What I'm reading: Cyber mistakes
From a book of advice to internet-savvy young girls on dealing with bullies, cliques, popularity, and jealousy (it's good advice for young boys, too):
IM and Email: Clicking Your Way Through a Fight...
Fighting on IM is a huge mistake....You can't hear her tone of voice...Unfortunately you couldn't hear that she was just kidding...behind that blinking box, your "friend" could be three or four people cutting and pasting your conversation to three other people, who send it on to their friends, and so on...

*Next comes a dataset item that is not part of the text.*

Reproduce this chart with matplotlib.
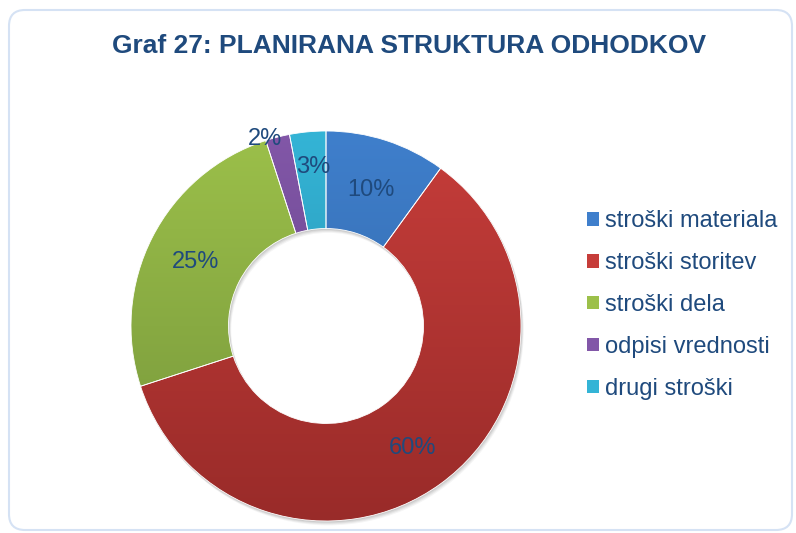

Don't, don't, don't give out your password. Do you give out your locker combination? House key? Diary location? So why are you telling people how to break into your account? Because that's what a lot of girls will do when they get mad. Angry girls will hijack your screen name and send e-mails and IMs to guys acting like they are you. They will subscribe you to porn sites. They will enroll you in crazy spam schemes. They will send notes to other girls about things you never said. You can avoid that risk entirely by keeping your password to yourself, or at least changing it when you get in a fight with someone.

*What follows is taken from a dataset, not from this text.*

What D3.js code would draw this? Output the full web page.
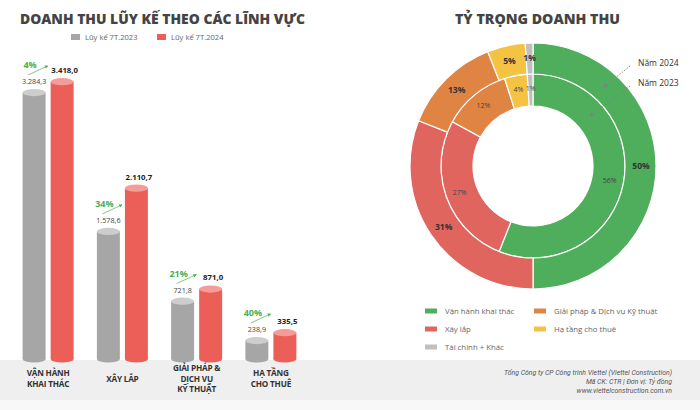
<!DOCTYPE html>
<html><head><meta charset="utf-8">
<script src="https://cdn.jsdelivr.net/npm/d3@7"></script>
<style>
html,body{margin:0;padding:0;background:#fff;}
svg{display:block;font-family:"Open Sans",sans-serif;}
</style></head>
<body><svg id="c" width="700" height="410"></svg>
<script>
// ---------- data ----------
const categories = ["VẬN HÀNH|KHAI THÁC", "XÂY LẮP", "GIẢI PHÁP &|DỊCH VỤ|KỸ THUẬT", "HẠ TẦNG|CHO THUÊ"];
const seriesNames = ["Lũy kế 7T.2023", "Lũy kế 7T.2024"];
const values2023 = [3284.3, 1578.6, 721.8, 238.9];
const values2024 = [3418.0, 2110.7, 871.0, 335.5];
const growthLabels = ["4%", "34%", "21%", "40%"];

const shareCategories = ["Vận hành khai thác", "Xây lắp", "Giải pháp & Dịch vụ Kỹ thuật", "Hạ tầng cho thuê", "Tài chính + Khác"];
const share2024 = [50, 31, 13, 5, 1];
const share2023 = [56, 27, 12, 4, 1];
const legendOrder = ["Vận hành khai thác", "Giải pháp & Dịch vụ Kỹ thuật", "Xây lắp", "Hạ tầng cho thuê", "Tài chính + Khác"];
const footerLines = ["Tổng Công ty CP Công trình Viettel (Viettel Construction)", "Mã CK: CTR  |  Đơn vị: Tỷ đồng", "www.viettelconstruction.com.vn"];

// ---------- setup ----------
const svg = d3.select("#c");
const fmt = v => {
  const s = v.toFixed(1).split(".");
  return s[0].replace(/\B(?=(\d{3})+(?!\d))/g, ".") + "," + s[1];
};
const barColors = {fill: ["#a6a6a6", "#ec5f59"], top: ["#cdcdcd", "#f39c98"]};
const sliceColors = ["#4fae5c", "#e0655f", "#e08443", "#f5c344", "#bfbfbf"];

// marker defs
const defs = svg.append("defs");
defs.append("marker").attr("id", "ag").attr("viewBox", "0 0 10 10").attr("refX", 8).attr("refY", 5)
  .attr("markerWidth", 5).attr("markerHeight", 5).attr("orient", "auto")
  .append("path").attr("d", "M0,0L10,5L0,10z").attr("fill", "#4caf50");
defs.append("marker").attr("id", "ak").attr("viewBox", "0 0 10 10").attr("refX", 8).attr("refY", 5)
  .attr("markerWidth", 5).attr("markerHeight", 5).attr("orient", "auto")
  .append("path").attr("d", "M0,0L10,5L0,10z").attr("fill", "#808080");

// background bands
svg.append("rect").attr("x", 0).attr("y", 360).attr("width", 700).attr("height", 40).attr("fill", "#efefef");
svg.append("rect").attr("x", 0).attr("y", 400).attr("width", 700).attr("height", 10).attr("fill", "#f8f8f8");

// ---------- titles ----------
svg.append("text").attr("x", 20).attr("y", 24).text("DOANH THU LŨY KẾ THEO CÁC LĨNH VỰC")
  .attr("font-size", 14.5).attr("font-weight", 800).attr("fill", "#444")
  .attr("textLength", 285).attr("lengthAdjust", "spacingAndGlyphs");
svg.append("text").attr("x", 455).attr("y", 24).text("TỶ TRỌNG DOANH THU")
  .attr("font-size", 14.5).attr("font-weight", 800).attr("fill", "#444")
  .attr("textLength", 165).attr("lengthAdjust", "spacingAndGlyphs");

// ---------- bar legend ----------
const lgX = [71, 157];
seriesNames.forEach((n, i) => {
  svg.append("rect").attr("x", lgX[i]).attr("y", 34).attr("width", 9).attr("height", 6).attr("fill", barColors.fill[i]);
  svg.append("text").attr("x", lgX[i] + 14).attr("y", 40).text(n).attr("font-size", 7.6).attr("fill", "#666");
});

// ---------- bars ----------
const base = 360;
const x0 = d3.scaleBand().domain(categories).range([11, 308]);
const x1 = d3.scaleBand().domain([0, 1]).range([x0.bandwidth() / 2 - 25.5, x0.bandwidth() / 2 + 25.5]).paddingInner(0.18);
const y = d3.scaleLinear().domain([0, 3500]).range([base, 75]);
const ry = 3.6;

categories.forEach((c, ci) => {
  const g = svg.append("g").attr("transform", `translate(${x0(c)},0)`);
  const vals = [values2023[ci], values2024[ci]];
  vals.forEach((v, si) => {
    const bx = x1(si), bw = x1.bandwidth(), cx = bx + bw / 2, ty = y(v);
    g.append("ellipse").attr("cx", cx).attr("cy", base - 1).attr("rx", bw / 2).attr("ry", ry).attr("fill", barColors.fill[si]);
    g.append("rect").attr("x", bx).attr("y", ty).attr("width", bw).attr("height", base - 1 - ty).attr("fill", barColors.fill[si]);
    g.append("ellipse").attr("cx", cx).attr("cy", ty).attr("rx", bw / 2).attr("ry", ry).attr("fill", barColors.top[si]);
    g.append("text").attr("x", cx + (si ? 2.5 : 0)).attr("y", ty - ry - 5).attr("text-anchor", "middle")
      .text(fmt(v)).attr("font-size", si ? 7.8 : 7.2).attr("font-weight", si ? 700 : 400)
      .attr("fill", si ? "#222" : "#444");
  });
  // growth
  const gTop = y(values2023[ci]) - ry - 5 - 19;
  const gcx = x1(0) + x1.bandwidth() / 2 - 4;
  g.append("text").attr("x", gcx).attr("y", gTop + 3.5).attr("text-anchor", "middle").text(growthLabels[ci])
    .attr("font-size", 9).attr("font-weight", 700).attr("fill", "#4caf50");
  g.append("line").attr("x1", gcx - 2).attr("y1", gTop + 10).attr("x2", x1(1) - 3).attr("y2", gTop + 1)
    .attr("stroke", "#4caf50").attr("stroke-width", 0.7).attr("marker-end", "url(#ag)");
  // category label
  const lines = c.split("|");
  const lh = 10.8;
  const y0 = 381.5 - (lines.length - 1) * lh / 2;
  lines.forEach((l, li) => g.append("text").attr("text-anchor", "middle").attr("font-size", 8.2).attr("font-weight", 700)
    .attr("fill", "#333").attr("letter-spacing", -0.2)
    .attr("x", x0.bandwidth() / 2).attr("y", y0 + li * lh).text(l));
});

// ---------- donut ----------
const cx = 533, cy = 166;
const pie = d3.pie().sort(null).value(d => d);
const arcOuter = d3.arc().innerRadius(92).outerRadius(123);
const arcInner = d3.arc().innerRadius(60).outerRadius(92);
const dg = svg.append("g").attr("transform", `translate(${cx},${cy})`);

[[share2023, arcInner], [share2024, arcOuter]].forEach(([data, arc]) => {
  dg.selectAll(null).data(pie(data)).enter().append("path")
    .attr("d", arc).attr("fill", (d, i) => sliceColors[i]).attr("stroke", "#fff").attr("stroke-width", 1.2);
});
const lblOuter = d3.arc().innerRadius(108).outerRadius(108);
const lblInner = d3.arc().innerRadius(78).outerRadius(78);
dg.selectAll(null).data(pie(share2024)).enter().append("text")
  .attr("transform", d => { const p = lblOuter.centroid(d); return `translate(${p[0]},${p[1] + 3})`; })
  .attr("text-anchor", "middle").attr("font-size", 8.5).attr("font-weight", 700).attr("fill", "#333")
  .text(d => d.data + "%");
dg.selectAll(null).data(pie(share2023)).enter().append("text")
  .attr("transform", d => { const p = lblInner.centroid(d); return `translate(${p[0]},${p[1] + 2.5})`; })
  .attr("text-anchor", "middle").attr("font-size", 7).attr("fill", "#444")
  .text(d => d.data + "%");

// year annotations
[["Năm 2024", 63, 604, 87], ["Năm 2023", 83, 590, 116]].forEach(([t, ty, ax, ay]) => {
  svg.append("text").attr("x", 638).attr("y", ty + 3).text(t).attr("font-size", 8.5).attr("fill", "#333");
  svg.append("line").attr("x1", 630).attr("y1", ty + 3).attr("x2", ax).attr("y2", ay)
    .attr("stroke", "#808080").attr("stroke-width", 0.9).attr("stroke-dasharray", "1.5,1.5").attr("marker-end", "url(#ak)");
});

// donut legend
legendOrder.forEach((n, i) => {
  const col = i % 2, row = Math.floor(i / 2);
  const lx = col ? 534 : 425, ly = 311 + row * 18;
  const ci = shareCategories.indexOf(n);
  svg.append("rect").attr("x", lx).attr("y", ly - 2.5).attr("width", 12).attr("height", 5).attr("fill", sliceColors[ci]);
  svg.append("text").attr("x", lx + 20).attr("y", ly + 2.8).text(n).attr("font-size", 7.8).attr("fill", "#666");
});

// footer
footerLines.forEach((l, i) => {
  svg.append("text").attr("x", 672).attr("y", 374.5 + i * 9).attr("text-anchor", "end").text(l)
    .attr("font-size", 6.9).attr("font-style", "italic").attr("fill", "#555").attr("font-family", "Roboto, sans-serif");
});
</script></body></html>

IM and e-mail are like passing notes or writing on the bathroom wall. They are inadequate, impersonal tools of communication. When you have a problem with someone and need to resolve it, nothing will ever replace the experience of two open eyes and a firm, respectful voice.
[From Odd Girl Speaks Out by Rachel Simmons, Harcourt Books (2004).]
Kids these days have to learn to negotiate the internet and relationships via the internet while they are still kids, with little life experience of human nature (or the possible inhuman nature of internet interactions) to guide them. I tell my children to consider nothing they do on the computer to be private, as you don't know where your words or actions on the internet may eventually turn up, or how they may be tracked or replicated. Anything you type, IM, send, or blog today may come back to haunt you in the years ahead.
It is hard for a kid to understand longevity. I just tell mine: Do and say nothing on the computer you wouldn't like to see on the front page of tomorrow's newspaper, for everyone to see and know about you. Yes, even when posting or surfing (supposedly) anonymously, keep your computer use that transparent and disciplined, and you will not end up hurt and crying about it someday. In the meantime, you are practicing discipline and integrity, two invaluable character traits.
And as we all know, until youngsters get older, smarter, wiser and better at choosing their friends, a "friend" today may become an enemy tomorrow. In the old days, youngsters (and adults) didn't have to deal with such mistakes becoming a permanent part of the internet.
Kids beware, and parents, teach your kids.
Safety programs for kids and parents:
"How Blogging Can Impact Your Job Search"
"Battling MySpace.com and Teen Naivete"
"Some Employers Now Search Online Profiles"
"National elections could be a lot more interesting in 20 years..."
"Employers, Police Joining Facebook"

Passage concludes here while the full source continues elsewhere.